___ Dataset content
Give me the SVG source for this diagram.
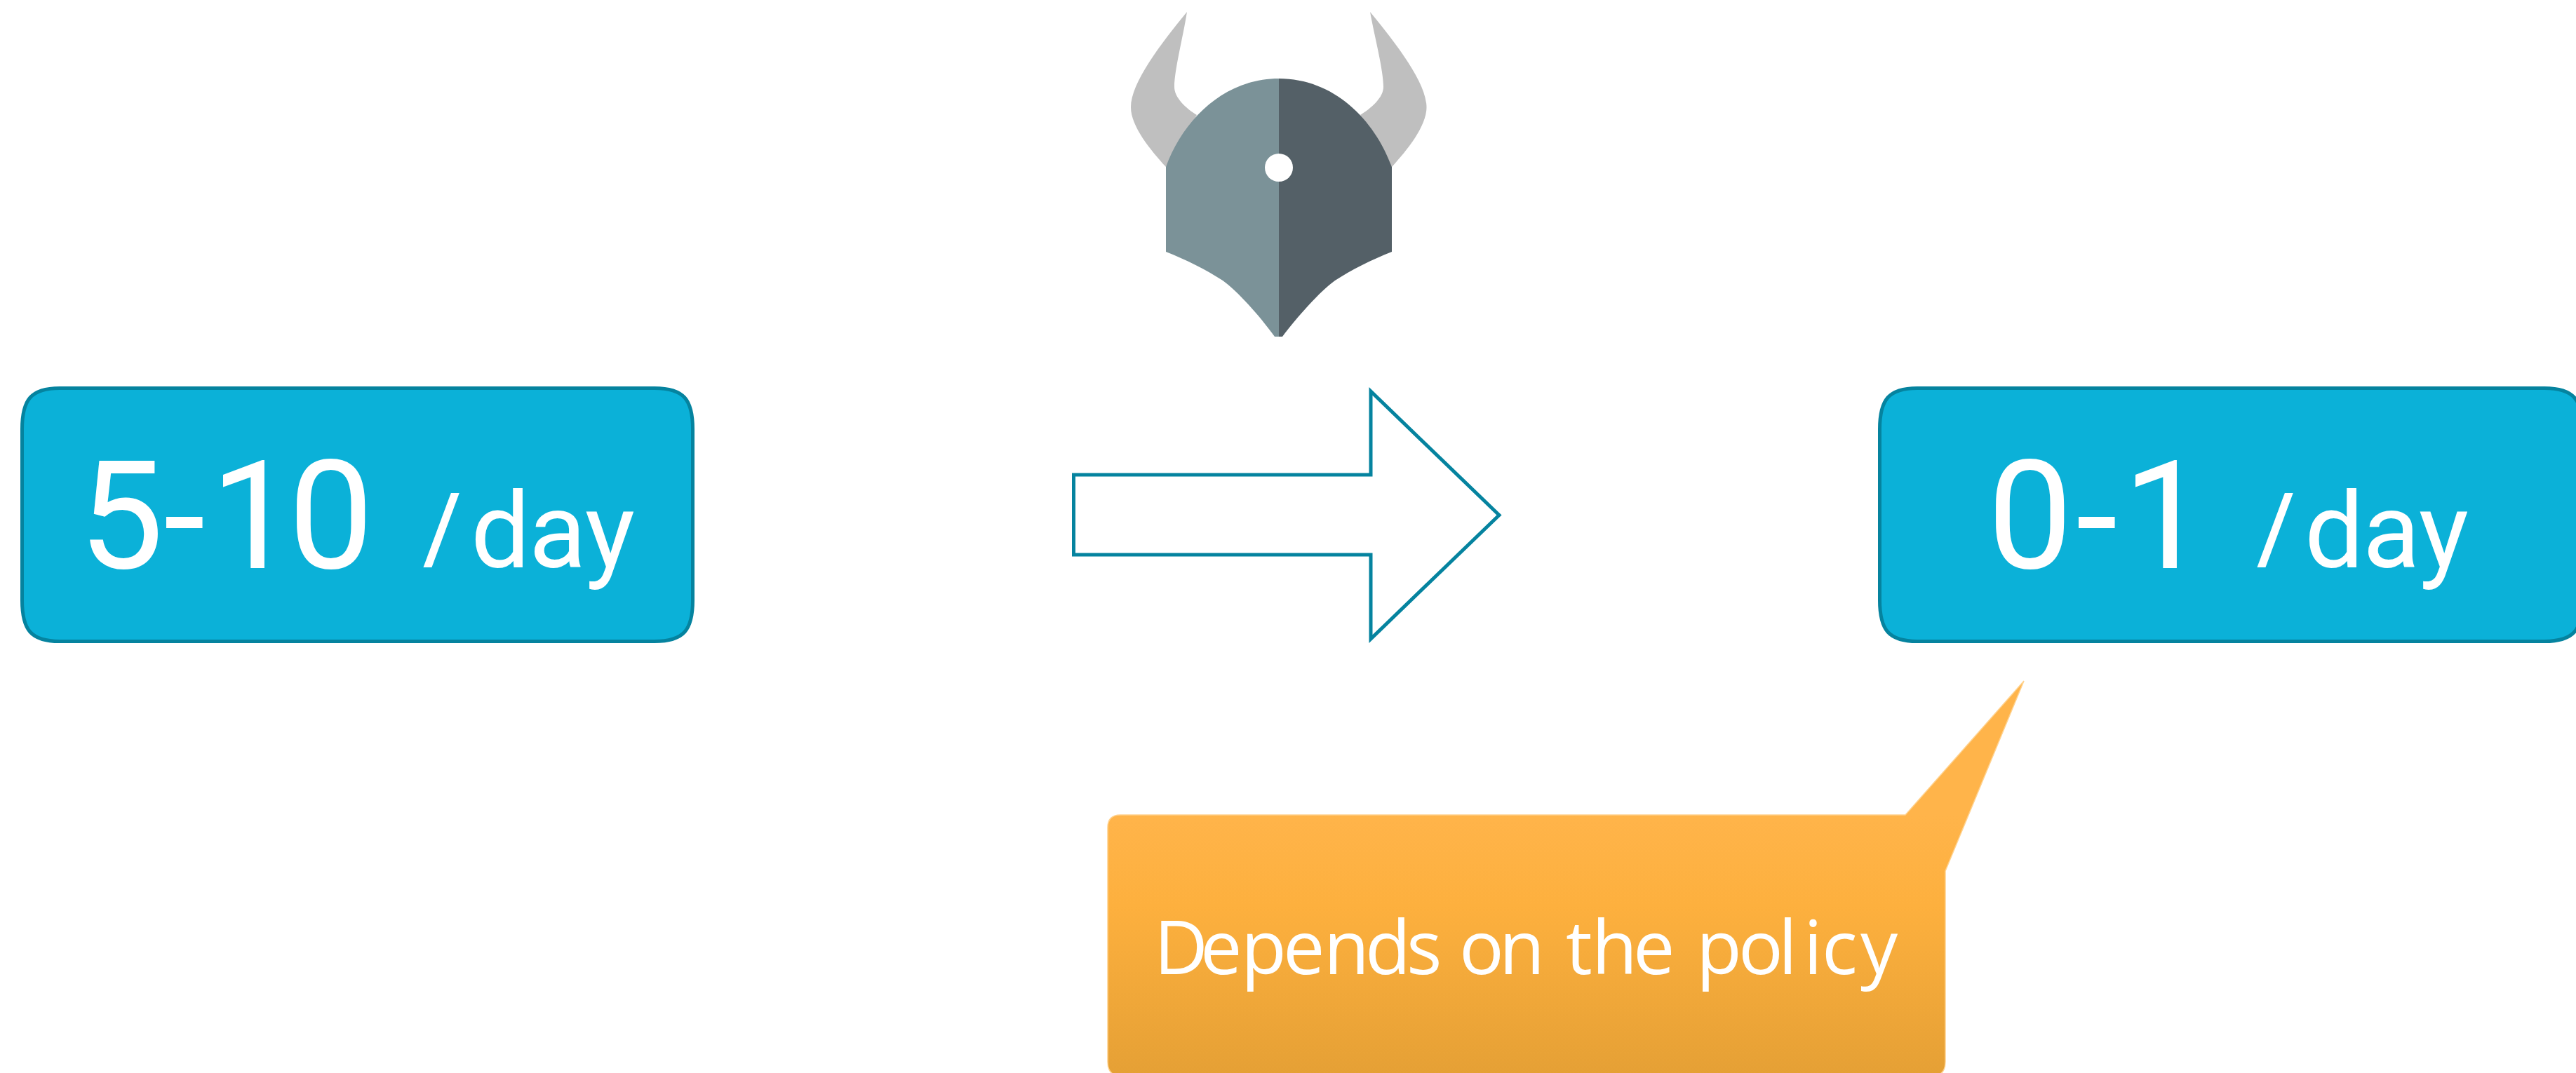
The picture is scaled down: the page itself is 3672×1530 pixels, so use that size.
<svg xmlns="http://www.w3.org/2000/svg" width="3672" height="1530" viewBox="0 0 3672 1530">
<style>
text{fill:#fff}
.big{font-family:Roboto,"Open Sans",sans-serif;font-size:216px}
.small{font-family:Roboto,"Open Sans",sans-serif;font-size:150px}
.slash{font-family:"Open Sans","Noto Sans",sans-serif;font-size:148px}
.note{font-family:"Open Sans","Noto Sans",sans-serif;font-size:106px}
.box{fill:#0bb1d8;stroke:#05839f;stroke-width:5}
</style>
<defs>
<linearGradient id="orange" x1="0" y1="1162" x2="0" y2="1534" gradientUnits="userSpaceOnUse">
<stop offset="0" stop-color="#ffb44a"/><stop offset="0.35" stop-color="#fdb03e"/><stop offset="1" stop-color="#e5a035"/>
</linearGradient>
</defs>
<rect width="3672" height="1530" fill="#fff"/>
<g id="helmet">
<path fill="#bfbfbf" d="M1692,17C1655,62 1612,118 1612,153C1612,180 1640,214 1662,238L1706,164C1690,154 1674,139 1674,124C1674,100 1686,55 1692,17Z"/>
<path fill="#bfbfbf" d="M1953,17C1990,62 2033.500,118 2033.500,153C2033.500,180 2006,214 1984,238L1939,164C1955,154 1972,139 1972,124C1972,100 1960,55 1953,17Z"/>
<path fill="#7b9298" d="M1823,112C1745,112 1687,170 1662,238V359C1690,370 1720,385 1743,400C1765,416 1795,450 1817,480H1823Z"/>
<path fill="#546067" d="M1823,112C1901,112 1959,170 1984,238V359C1956,370 1926,385 1903,400C1881,416 1851,450 1828,480H1823Z"/>
<circle cx="1823" cy="239" r="20" fill="#fff"/>
</g>
<g id="box-before">
<path class="box" d="M85,553.500H933C975,553.500 987.500,570 987.500,612V856C987.500,898 975,914.500 933,914.500H85C44,914.500 31.500,898 31.500,856V612C31.500,570 44,553.500 85,553.500Z"/>
<text class="big" x="112 233 300 411" y="810">5-10</text>
<text class="small" y="809"><tspan class="slash" x="602">/</tspan><tspan x="671 754 834">day</tspan></text>
</g>
<g id="connectors">
<path fill="#fff" stroke="#05839f" stroke-width="5" stroke-miterlimit="10" d="M1530.500,677H1954V558L2137,734.500L1954,911V791H1530.500Z"/>
</g>
<g id="box-after">
<path class="box" d="M2733,553.500H3627C3669,553.500 3681,570 3681,612V856C3681,898 3669,914.500 3627,914.500H2733C2692,914.500 2679.500,898 2679.500,856V612C2679.500,570 2692,553.500 2733,553.500Z"/>
<text class="big" x="2833 2959 3026" y="810">0-1</text>
<text class="small" y="809"><tspan class="slash" x="3216">/</tspan><tspan x="3285 3368 3448">day</tspan></text>
</g>
<g id="callout">
<path fill="url(#orange)" stroke="#ffd28f" stroke-width="1.500" d="M1597,1162H2716L2885,971L2773,1242V1514Q2773,1534 2755,1534H1597Q1579,1534 1579,1514V1180Q1579,1162 1597,1162Z"/>
<text class="note" x="1645 1711 1769 1829 1887 1946 2005 2050 2080 2137 2200 2232 2269 2328 2390 2418 2478 2535 2571 2597 2652" y="1389">Depends on the policy</text>
</g>
</svg>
______
Omit pictures; set down the rest of the material word for word.

Give me the SVG source for this diagram.
The picture is scaled down: the page itself is 3672×1530 pixels, so use that size.
<svg xmlns="http://www.w3.org/2000/svg" width="3672" height="1530" viewBox="0 0 3672 1530">
<style>
text{fill:#fff}
.big{font-family:Roboto,"Open Sans",sans-serif;font-size:216px}
.small{font-family:Roboto,"Open Sans",sans-serif;font-size:150px}
.slash{font-family:"Open Sans","Noto Sans",sans-serif;font-size:148px}
.note{font-family:"Open Sans","Noto Sans",sans-serif;font-size:106px}
.box{fill:#0bb1d8;stroke:#05839f;stroke-width:5}
</style>
<defs>
<linearGradient id="orange" x1="0" y1="1162" x2="0" y2="1534" gradientUnits="userSpaceOnUse">
<stop offset="0" stop-color="#ffb44a"/><stop offset="0.35" stop-color="#fdb03e"/><stop offset="1" stop-color="#e5a035"/>
</linearGradient>
</defs>
<rect width="3672" height="1530" fill="#fff"/>
<g id="helmet">
<path fill="#bfbfbf" d="M1692,17C1655,62 1612,118 1612,153C1612,180 1640,214 1662,238L1706,164C1690,154 1674,139 1674,124C1674,100 1686,55 1692,17Z"/>
<path fill="#bfbfbf" d="M1953,17C1990,62 2033.500,118 2033.500,153C2033.500,180 2006,214 1984,238L1939,164C1955,154 1972,139 1972,124C1972,100 1960,55 1953,17Z"/>
<path fill="#7b9298" d="M1823,112C1745,112 1687,170 1662,238V359C1690,370 1720,385 1743,400C1765,416 1795,450 1817,480H1823Z"/>
<path fill="#546067" d="M1823,112C1901,112 1959,170 1984,238V359C1956,370 1926,385 1903,400C1881,416 1851,450 1828,480H1823Z"/>
<circle cx="1823" cy="239" r="20" fill="#fff"/>
</g>
<g id="box-before">
<path class="box" d="M85,553.500H933C975,553.500 987.500,570 987.500,612V856C987.500,898 975,914.500 933,914.500H85C44,914.500 31.500,898 31.500,856V612C31.500,570 44,553.500 85,553.500Z"/>
<text class="big" x="112 233 300 411" y="810">5-10</text>
<text class="small" y="809"><tspan class="slash" x="602">/</tspan><tspan x="671 754 834">day</tspan></text>
</g>
<g id="connectors">
<path fill="#fff" stroke="#05839f" stroke-width="5" stroke-miterlimit="10" d="M1530.500,677H1954V558L2137,734.500L1954,911V791H1530.500Z"/>
</g>
<g id="box-after">
<path class="box" d="M2733,553.500H3627C3669,553.500 3681,570 3681,612V856C3681,898 3669,914.500 3627,914.500H2733C2692,914.500 2679.500,898 2679.500,856V612C2679.500,570 2692,553.500 2733,553.500Z"/>
<text class="big" x="2833 2959 3026" y="810">0-1</text>
<text class="small" y="809"><tspan class="slash" x="3216">/</tspan><tspan x="3285 3368 3448">day</tspan></text>
</g>
<g id="callout">
<path fill="url(#orange)" stroke="#ffd28f" stroke-width="1.500" d="M1597,1162H2716L2885,971L2773,1242V1514Q2773,1534 2755,1534H1597Q1579,1534 1579,1514V1180Q1579,1162 1597,1162Z"/>
<text class="note" x="1645 1711 1769 1829 1887 1946 2005 2050 2080 2137 2200 2232 2269 2328 2390 2418 2478 2535 2571 2597 2652" y="1389">Depends on the policy</text>
</g>
</svg>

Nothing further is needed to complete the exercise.